Pong on Arduino Uno R4 WiFi

Pong on Arduino Uno R4 WiFi

A Classic Game Rebuilt with a Joystick and a 12×8 LED Matrix

With the release of the Arduino Uno R4 WiFi, Arduino introduced a powerful new MCU and a surprisingly fun feature: a built-in 12×8 LED matrix. While small and monochrome, this display is perfect for retro games especially Pong, one of the earliest video games ever created.

In this project, I built a fully playable Pong game using:

• Arduino Uno R4 WiFi
• On-board LED matrix
• Joystick module for paddle control

The result is a smooth, responsive, and surprisingly addictive micro-game that fits entirely on the board itself.

Why Pong?

Pong looks simple but it’s a fantastic embedded systems challenge. It forces me to think about these,

• Real-time input (joystick → paddle)
• Frame timing and animation
• Collision detection
• Game state management
• Display constraints (only 96 pixels!)

On a 12×8 matrix, every pixel matters. There’s no room for waste, which makes Pong a perfect test of clean logic and thoughtful design.

Hardware Used

The hardware setup is intentionally minimal:

• Arduino Uno R4 WiFi
• Joystick module
• USB cable for power and programming

Wiring: It's really a simple connection between Arduino R4 & Joystick.

Arduino      Joystick Pin
5V               VCC
GND              GND
A0               Yout

Only one axis is needed, making the joystick behave like a potentiometer but with a much better tactile feel.

Understanding the LED Matrix

The LED matrix on the Arduino Uno R4 WiFi is entirely bitmap-driven. It has a fixed resolution of 12 columns by 8 rows and is monochrome, meaning each pixel can only be ON or OFF. There is no built-in support for text rendering, fonts, or graphics primitives. As a result, everything shown on the display must be drawn manually.

Each frame is represented as a 2D array: uint8_t canvas[8][12];

To display a frame: matrix.renderBitmap(canvas, 8, 12);

This low-level control is exactly what makes game development possible and fun.
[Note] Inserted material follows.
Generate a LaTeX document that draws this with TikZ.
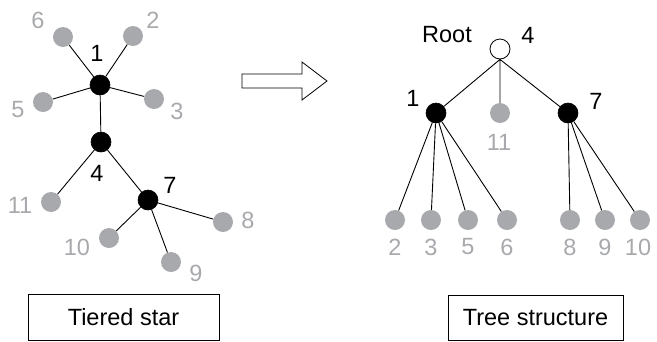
\documentclass[tikz,border=0pt]{standalone}
\usepackage{fontspec}
\setmainfont{Liberation Sans}
\definecolor{leafgray}{RGB}{167,169,172}
\begin{document}
\begin{tikzpicture}[x=1pt,y=-1pt,
  hub/.style={circle,fill=black,draw=black,line width=0.6pt,minimum size=20pt,inner sep=0pt},
  leaf/.style={circle,fill=leafgray,minimum size=20pt,inner sep=0pt},
  rootnode/.style={circle,fill=white,draw=black,line width=0.8pt,minimum size=20pt,inner sep=0pt},
  lbl/.style={inner sep=0pt,font=\fontsize{23.5}{28}\selectfont},
  glbl/.style={lbl,text=leafgray},
  edge/.style={draw=black,line width=0.9pt},
  capbox/.style={draw=black,line width=0.8pt,inner sep=0pt},
  captext/.style={inner sep=0pt,font=\fontsize{23.5}{28}\selectfont}]
\useasboundingbox (0,0) rectangle (657,341);

% ---------- left: tiered star ----------
\node[hub]  (l1)  at (100,85) {};
\node[hub]  (l4)  at (101,142) {};
\node[hub]  (l7)  at (148,200) {};
\node[leaf] (l6)  at (63,37) {};
\node[leaf] (l2)  at (133,36) {};
\node[leaf] (l5)  at (43,102) {};
\node[leaf] (l3)  at (154,99) {};
\node[leaf] (l11) at (51,202) {};
\node[leaf] (l8)  at (223,222) {};
\node[leaf] (l10) at (109,238) {};
\node[leaf] (l9)  at (171,262) {};

\begin{scope}[on background layer/.style={}]
\path[edge] (l1) -- (l6) (l1) -- (l2) (l1) -- (l5) (l1) -- (l3) (l1) -- (l4)
            (l4) -- (l11) (l4) -- (l7) (l7) -- (l8) (l7) -- (l10) (l7) -- (l9);
\end{scope}

\node[lbl]  (tl1)  at (97,53) {1};
\node[lbl]  (tl4)  at (97,173) {4};
\node[lbl]  (tl7)  at (170,185) {7};
\node[glbl] (tl6)  at (38,20) {6};
\node[glbl] (tl2)  at (153,20) {2};
\node[glbl] (tl5)  at (18,110) {5};
\node[glbl] (tl3)  at (177,111) {3};
\node[glbl] (tl11) at (20,205) {11};
\node[glbl] (tl8)  at (248,220) {8};
\node[glbl] (tl10) at (77,247) {10};
\node[glbl] (tl9)  at (196,273) {9};

\node[capbox,minimum width=191pt,minimum height=46pt] (capL) at (123.5,317.5) {};
\node[captext] (capLt) at (capL.center) {Tiered star};

% ---------- arrow ----------
\draw[line width=0.8pt,fill=white] (242,74) -- (302,74) -- (302,62) -- (327,81)
  -- (302,100) -- (302,88) -- (242,88) -- cycle;

% ---------- right: tree structure ----------
\node[rootnode] (r4) at (500,49) {};
\node[hub]  (r1)  at (436,113) {};
\node[hub]  (r7)  at (568,113) {};
\node[leaf] (r11) at (500,113) {};
\node[leaf] (r2)  at (395,220) {};
\node[leaf] (r3)  at (431,220) {};
\node[leaf] (r5)  at (468,220) {};
\node[leaf] (r6)  at (507,220) {};
\node[leaf] (r8)  at (570,220) {};
\node[leaf] (r9)  at (605,220) {};
\node[leaf] (r10) at (640,220) {};

\path[edge] (r4.south) -- (r1) (r4.south) -- (r11) (r4.south) -- (r7)
  (r1) -- (r2) (r1) -- (r3) (r1) -- (r5) (r1) -- (r6)
  (r7) -- (r8) (r7) -- (r9) (r7) -- (r10);

\node[lbl]  (trroot) at (447,35) {Root};
\node[lbl]  (tr4)  at (528,35) {4};
\node[lbl]  (tr1)  at (413,98) {1};
\node[lbl]  (tr7)  at (596,101) {7};
\node[glbl] (tr11) at (499,142) {11};
\node[glbl] (tr2)  at (395,247) {2};
\node[glbl] (tr3)  at (431,247) {3};
\node[glbl] (tr5)  at (468,247) {5};
\node[glbl] (tr6)  at (507,247) {6};
\node[glbl] (tr8)  at (570,247) {8};
\node[glbl] (tr9)  at (605,247) {9};
\node[glbl] (tr10) at (638,247) {10};

\node[capbox,minimum width=175pt,minimum height=45pt] (capR) at (535.5,317.5) {};
\node[captext] (capRt) at (capR.center) {Tree structure};
\end{tikzpicture}
\end{document}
Out of context, Just some love to the readers!!

Game Architecture

The Pong game is structured around a simple and reliable state machine with two main states. In the PLAYING state, the joystick controls the paddle, the ball moves using floating-point physics, and the score increases with each successful paddle hit. In the GAME_OVER state, a visual “X” is displayed on the matrix, followed by the final score scrolling across the screen, after which the game resets automatically. This clear separation of states keeps the logic easy to reason about and helps avoid timing bugs or unintended behavior.
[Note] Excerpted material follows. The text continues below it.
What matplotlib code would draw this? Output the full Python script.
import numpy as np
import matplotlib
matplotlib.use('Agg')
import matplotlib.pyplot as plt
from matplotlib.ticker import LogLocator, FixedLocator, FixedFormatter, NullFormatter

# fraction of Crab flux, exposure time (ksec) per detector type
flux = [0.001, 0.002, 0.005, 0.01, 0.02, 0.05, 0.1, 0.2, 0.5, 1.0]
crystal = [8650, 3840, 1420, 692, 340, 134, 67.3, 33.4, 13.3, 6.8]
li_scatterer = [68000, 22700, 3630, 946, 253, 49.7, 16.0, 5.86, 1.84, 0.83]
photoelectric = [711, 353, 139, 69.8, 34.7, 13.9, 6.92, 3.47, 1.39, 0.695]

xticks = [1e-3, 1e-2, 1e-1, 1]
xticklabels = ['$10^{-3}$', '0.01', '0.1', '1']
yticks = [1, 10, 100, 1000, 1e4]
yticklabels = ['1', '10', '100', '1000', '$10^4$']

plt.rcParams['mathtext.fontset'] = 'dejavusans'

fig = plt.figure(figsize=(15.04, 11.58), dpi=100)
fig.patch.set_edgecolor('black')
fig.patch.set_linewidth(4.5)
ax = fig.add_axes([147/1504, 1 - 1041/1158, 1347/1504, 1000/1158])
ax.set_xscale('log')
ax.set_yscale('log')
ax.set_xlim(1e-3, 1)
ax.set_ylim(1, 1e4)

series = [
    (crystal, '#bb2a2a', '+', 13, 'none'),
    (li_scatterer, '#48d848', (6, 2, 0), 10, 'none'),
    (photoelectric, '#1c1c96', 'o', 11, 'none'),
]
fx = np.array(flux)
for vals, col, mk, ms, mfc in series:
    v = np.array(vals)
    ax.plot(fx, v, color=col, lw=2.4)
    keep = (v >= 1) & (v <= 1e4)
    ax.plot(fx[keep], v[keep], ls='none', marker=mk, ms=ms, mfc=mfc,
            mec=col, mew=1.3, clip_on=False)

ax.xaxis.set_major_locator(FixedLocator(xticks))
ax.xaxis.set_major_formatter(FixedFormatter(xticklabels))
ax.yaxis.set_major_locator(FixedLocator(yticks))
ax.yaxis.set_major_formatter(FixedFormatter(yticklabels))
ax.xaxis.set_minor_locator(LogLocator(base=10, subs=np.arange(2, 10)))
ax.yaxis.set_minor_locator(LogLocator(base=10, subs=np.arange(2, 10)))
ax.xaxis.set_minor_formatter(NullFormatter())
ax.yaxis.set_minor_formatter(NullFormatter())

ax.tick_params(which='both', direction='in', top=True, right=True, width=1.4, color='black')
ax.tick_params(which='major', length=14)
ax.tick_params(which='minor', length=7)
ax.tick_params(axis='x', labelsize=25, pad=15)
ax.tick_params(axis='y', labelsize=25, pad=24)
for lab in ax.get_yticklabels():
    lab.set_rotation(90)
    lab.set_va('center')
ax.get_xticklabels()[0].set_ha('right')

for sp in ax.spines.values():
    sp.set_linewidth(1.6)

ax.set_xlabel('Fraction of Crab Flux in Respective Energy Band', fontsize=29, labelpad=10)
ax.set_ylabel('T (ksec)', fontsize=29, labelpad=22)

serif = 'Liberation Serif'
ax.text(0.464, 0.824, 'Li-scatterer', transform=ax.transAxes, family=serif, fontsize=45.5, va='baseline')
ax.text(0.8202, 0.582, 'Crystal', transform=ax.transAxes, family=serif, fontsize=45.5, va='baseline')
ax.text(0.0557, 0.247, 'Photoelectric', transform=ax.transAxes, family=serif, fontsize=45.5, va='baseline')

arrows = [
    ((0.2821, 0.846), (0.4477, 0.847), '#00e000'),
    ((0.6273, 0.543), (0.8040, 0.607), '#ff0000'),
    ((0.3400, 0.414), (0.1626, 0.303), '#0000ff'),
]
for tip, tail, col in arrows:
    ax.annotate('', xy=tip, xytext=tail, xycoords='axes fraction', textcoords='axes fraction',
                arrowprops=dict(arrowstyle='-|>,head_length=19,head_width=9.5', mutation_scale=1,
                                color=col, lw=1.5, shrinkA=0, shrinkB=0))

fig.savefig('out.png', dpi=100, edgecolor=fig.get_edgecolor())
Game States - The game runs in two clear states: PLAYING & GAME_OVER

PLAYING

• Joystick controls the paddle
• Ball moves using floating-point physics
• Score increases with each successful hit

GAME_OVER

• A visual “X” is shown
• Final score scrolls across the display
• Game resets automatically

This simple state machine keeps the logic predictable and bug-free.

I. Joystick Control

Rather than directly mapping raw joystick input to paddle movement, the code carefully processes the analog signal. Noisy values are clamped to a safe range and then mapped cleanly to the paddle’s vertical position. The paddle height is set to three pixels, which provides a good balance between playability and difficulty on such a small display. This approach results in smooth motion, no visible jitter, and fast reaction times exactly what you would expect from a responsive Pong paddle.

II. Ball Physics & Difficulty Scaling

The ball uses floating-point positions and velocities which allows Smooth diagonal movement, precise collision detection and gradual difficulty increase.

Each successful paddle hit slightly increases speed:

ballVX = abs(ballVX) * 1.03f;
ballVY *= 1.03f;

This creates a natural difficulty curve easy to start, challenging to master.

III. Visual Feedback - Game Over

When the player misses the ball, a large “X” graphic is displayed and the final score scrolls across the matrix. Finally, the game resets automatically after 5 seconds. This gives clear visual closure without needing buttons or menus.

Demo Video

Let's see a short demo on the Arduino Uno R4 WiFi.

Future Improvements - There are many ways this project could be extended further.

• Add a second paddle (AI or multiplayer)
• Store high scores in non-volatile memory
• Add sound effects with a buzzer
• Use WiFi for remote control or scoreboards
• Add difficulty levels or power-ups
• The foundation is already solid.

Conclusion

Building Pong on the Arduino Uno R4 WiFi is more than a nostalgia project, it’s a practical exercise in real-time embedded game design. With just a joystick, 96 LEDs, and clean logic, it’s possible to create something that’s both fun to play and satisfying to build. If you can make a game feel good on a 12×8 display, you can build just about anything.

Happy hacking 🎮✨